Ce récit a-t-il aussi vocation à accompagner l’avènement du monothéisme ?
Pas dans l’immédiat, mais la mise en valeur de Jérusalem en tant que seul sanctuaire légitime va contribuer à construire l’idée que Yahvé, le dieu de cette cité, est le seul qu’Israël doit vénérer. On passe d’abord par une étape de monolâtrie, où l’on ne nie pas encore expressément les autres cultes. Le monothéisme se mettra en place plus tard, après la destruction du Temple.


Dans le film, vous êtes ému lors de l’exhumation d’une petite figurine…
C’est, semble-t-il, la tête d’une statuette d’Ashera, une divinité féminine des royaumes d’Israël et surtout de Juda, qui, au regard de sa taille, servait dans le cadre du culte familial.
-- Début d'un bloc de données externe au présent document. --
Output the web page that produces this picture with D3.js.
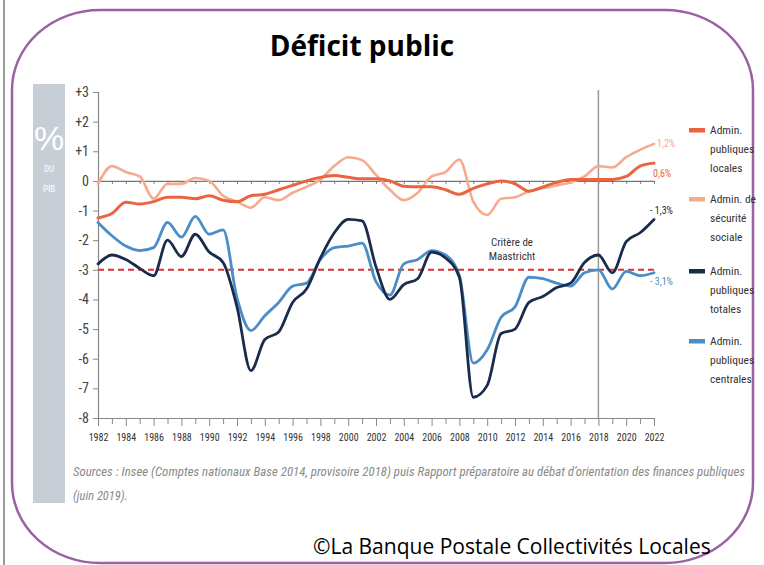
<!DOCTYPE html>
<html><head><meta charset="utf-8">
<script src="https://cdn.jsdelivr.net/npm/d3@7"></script>
<style>
body{margin:0;background:#fff;}
svg{display:block;}
.narrow{font-family:"Liberation Sans Narrow","Arial Narrow","Roboto Condensed","Liberation Sans",sans-serif;}
</style></head>
<body>
<svg id="c" width="764" height="565"></svg>
<script>
const years = d3.range(1982, 2023);
const xTickYears = d3.range(1982, 2023, 2);
const yTicks = [3,2,1,0,-1,-2,-3,-4,-5,-6,-7,-8];
const seriesNames = ["Admin. publiques locales","Admin. de sécurité sociale","Admin. publiques totales","Admin. publiques centrales"];
const local = [-1.25,-1.1,-0.72,-0.78,-0.7,-0.55,-0.55,-0.6,-0.5,-0.65,-0.7,-0.5,-0.45,-0.3,-0.15,0.0,0.12,0.18,0.12,0.07,0.07,0.0,-0.18,-0.2,-0.2,-0.3,-0.45,-0.25,-0.1,0.0,-0.1,-0.35,-0.2,-0.05,0.05,0.05,0.05,0.05,0.15,0.5,0.6];
const social = [-0.1,0.5,0.3,0.15,-0.6,-0.1,-0.1,0.1,0.0,-0.5,-0.7,-0.9,-0.55,-0.65,-0.4,-0.2,0.05,0.5,0.8,0.7,0.2,-0.3,-0.65,-0.4,0.15,0.3,0.72,-0.7,-1.15,-0.6,-0.55,-0.35,-0.25,-0.15,-0.05,0.15,0.5,0.45,0.8,1.05,1.25];
const total = [-2.8,-2.5,-2.65,-2.95,-3.2,-2.0,-2.55,-1.8,-2.4,-2.75,-4.25,-6.4,-5.35,-5.1,-4.1,-3.65,-2.6,-1.75,-1.3,-1.35,-2.9,-4.0,-3.5,-3.3,-2.4,-2.6,-3.25,-7.3,-6.9,-5.15,-5.0,-4.1,-3.9,-3.6,-3.45,-2.75,-2.5,-3.1,-2.05,-1.75,-1.3];
const central = [-1.4,-1.85,-2.2,-2.35,-2.25,-1.4,-1.9,-1.2,-1.8,-1.65,-3.95,-5.05,-4.55,-4.1,-3.55,-3.45,-2.65,-2.25,-2.2,-2.1,-3.4,-3.85,-2.8,-2.65,-2.35,-2.5,-3.2,-6.15,-5.7,-4.6,-4.25,-3.25,-3.3,-3.45,-3.55,-3.1,-3.0,-3.65,-3.05,-3.2,-3.1];
const endLabels = ["1,2%","0,6%","- 1,3%","- 3,1%"];
const maastricht = -3;
const forecastYear = 2018;

const colors = {local:"#ea6440", social:"#f6ab8c", total:"#1b2b4b", central:"#4b8dc7"};

const svg = d3.select("#c");

// page border line & frame
svg.append("rect").attr("x",3).attr("y",0).attr("width",2).attr("height",565).attr("fill","#9a9a9a");
svg.append("rect").attr("x",12).attr("y",10).attr("width",741).attr("height",553)
  .attr("rx",88).attr("ry",80).attr("fill","none").attr("stroke","#9a62a2").attr("stroke-width",2.5);

// title
svg.append("text").attr("x",362).attr("y",56).attr("text-anchor","middle")
  .attr("font-family","Open Sans, Liberation Sans, sans-serif").attr("font-weight","bold")
  .attr("font-size",28).attr("fill","#000").text("Déficit public");

// grey side panel
svg.append("rect").attr("x",33).attr("y",84).attr("width",32).attr("height",419).attr("fill","#c7ced6");
svg.append("text").attr("x",49).attr("y",150).attr("text-anchor","middle").attr("fill","#fff")
  .attr("font-family","Liberation Sans, sans-serif").attr("font-size",34).text("%");
svg.append("text").attr("x",49).attr("y",172).attr("text-anchor","middle").attr("fill","#fff")
  .attr("class","narrow").attr("font-size",9).text("DU");
svg.append("text").attr("x",49).attr("y",192).attr("text-anchor","middle").attr("fill","#fff")
  .attr("class","narrow").attr("font-size",9).text("PIB");

const x = d3.scaleLinear().domain([1982,2022]).range([98,654]);
const y = d3.scaleLinear().domain([-8,3]).range([418,92]);

// y axis
const yAxis = d3.axisLeft(y).tickValues(yTicks).tickSize(5).tickPadding(4)
  .tickFormat(d => d>0 ? "+"+d : String(d));
const gy = svg.append("g").attr("transform","translate(98,0)").call(yAxis);
gy.select(".domain").attr("stroke","#888").attr("stroke-width",1.2);
gy.selectAll(".tick line").attr("stroke","#888");
gy.selectAll("text").attr("class","narrow").attr("font-size",14).attr("fill","#444").attr("font-family",null);

// x axis at bottom
const xAxis = d3.axisBottom(x).tickValues(years).tickSize(7).tickSizeOuter(0).tickFormat(d => d%2===0 ? d : "");
const gx = svg.append("g").attr("transform","translate(0,418)").call(xAxis);
gx.select(".domain").attr("stroke","#888").attr("stroke-width",1.2);
gx.selectAll(".tick line").attr("stroke","#888").attr("y2",d=> d%2===0?8:6);
gx.selectAll("text").attr("class","narrow").attr("font-size",10).attr("fill","#333").attr("font-family",null).attr("dy","1.25em");

// zero line with small ticks
const z = svg.append("g").attr("transform","translate(0,"+y(0)+")").call(d3.axisBottom(x).tickValues(years).tickSize(3).tickSizeOuter(0).tickFormat(""));
z.select(".domain").attr("stroke","#777").attr("stroke-width",1.2);
z.selectAll(".tick line").attr("stroke","#777");

// forecast vertical line
svg.append("line").attr("x1",x(forecastYear)).attr("x2",x(forecastYear)).attr("y1",90).attr("y2",418)
  .attr("stroke","#999").attr("stroke-width",1.5);

// Maastricht dashed
svg.append("line").attr("x1",x(1982)).attr("x2",x(2022)).attr("y1",y(maastricht)).attr("y2",y(maastricht))
  .attr("stroke","#de2f33").attr("stroke-width",2).attr("stroke-dasharray","6,4");
svg.append("text").attr("x",512).attr("y",246).attr("text-anchor","middle").attr("class","narrow")
  .attr("font-size",11).attr("fill","#333").text("Critère de");
svg.append("text").attr("x",512).attr("y",260).attr("text-anchor","middle").attr("class","narrow")
  .attr("font-size",11).attr("fill","#333").text("Maastricht");

const line = d3.line().x((d,i)=>x(years[i])).y(d=>y(d)).curve(d3.curveMonotoneX);
const draw = (arr,col,w) => svg.append("path").datum(arr).attr("d",line).attr("fill","none")
  .attr("stroke",col).attr("stroke-width",w).attr("stroke-linejoin","round").attr("stroke-linecap","round");
draw(social, colors.social, 2.6);
draw(local, colors.local, 3);
draw(central, colors.central, 2.8);
draw(total, colors.total, 2.8);

// end labels
const endPos = [[657,147,colors.social],[653,177,colors.local],[650,214,colors.total],[650,285,colors.central]];
endLabels.forEach((t,i)=>{
  svg.append("text").attr("x",endPos[i][0]).attr("y",endPos[i][1]).attr("class","narrow")
    .attr("font-size",10).attr("fill",endPos[i][2]).text(t);
});

// legend
const legLines = [["Admin.","publiques","locales"],["Admin. de","sécurité","sociale"],["Admin.","publiques","totales"],["Admin.","publiques","centrales"]];
const legTop = [130,199,271,341];
const legCols = [colors.local, colors.social, colors.total, colors.central];
legLines.forEach((ls,i)=>{
  svg.append("rect").attr("x",689).attr("y",legTop[i]-2).attr("width",16).attr("height",4.5).attr("fill",legCols[i]);
  ls.forEach((t,j)=>{
    svg.append("text").attr("x",710).attr("y",legTop[i]+4+j*19).attr("class","narrow")
      .attr("font-size",11.5).attr("fill","#333").text(t);
  });
});

// sources
svg.append("text").attr("x",73).attr("y",476).attr("class","narrow").attr("font-style","italic")
  .attr("font-size",12.5).attr("fill","#8a8a8a").attr("textLength",672).attr("lengthAdjust","spacingAndGlyphs")
  .text("Sources : Insee (Comptes nationaux Base 2014, provisoire 2018) puis Rapport préparatoire au débat d’orientation des finances publiques");
svg.append("text").attr("x",73).attr("y",500).attr("class","narrow").attr("font-style","italic")
  .attr("font-size",12.5).attr("fill","#8a8a8a").text("(juin 2019).");

// copyright
svg.append("text").attr("x",313).attr("y",554).attr("font-family","Open Sans, Liberation Sans, sans-serif")
  .attr("font-size",21).attr("fill","#000").text("©La Banque Postale Collectivités Locales");
</script>
</body></html>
Elle témoigne ainsi d’une activité religieuse dans les maisons autour du site et donc aussi de l’importance de ce lieu. Il est rare de trouver de petits vestiges aussi anciens dans des terrains en terrasse, l’érosion ayant fait son œuvre. Nous espérons en apprendre davantage à la faveur d’une troisième saison de fouilles.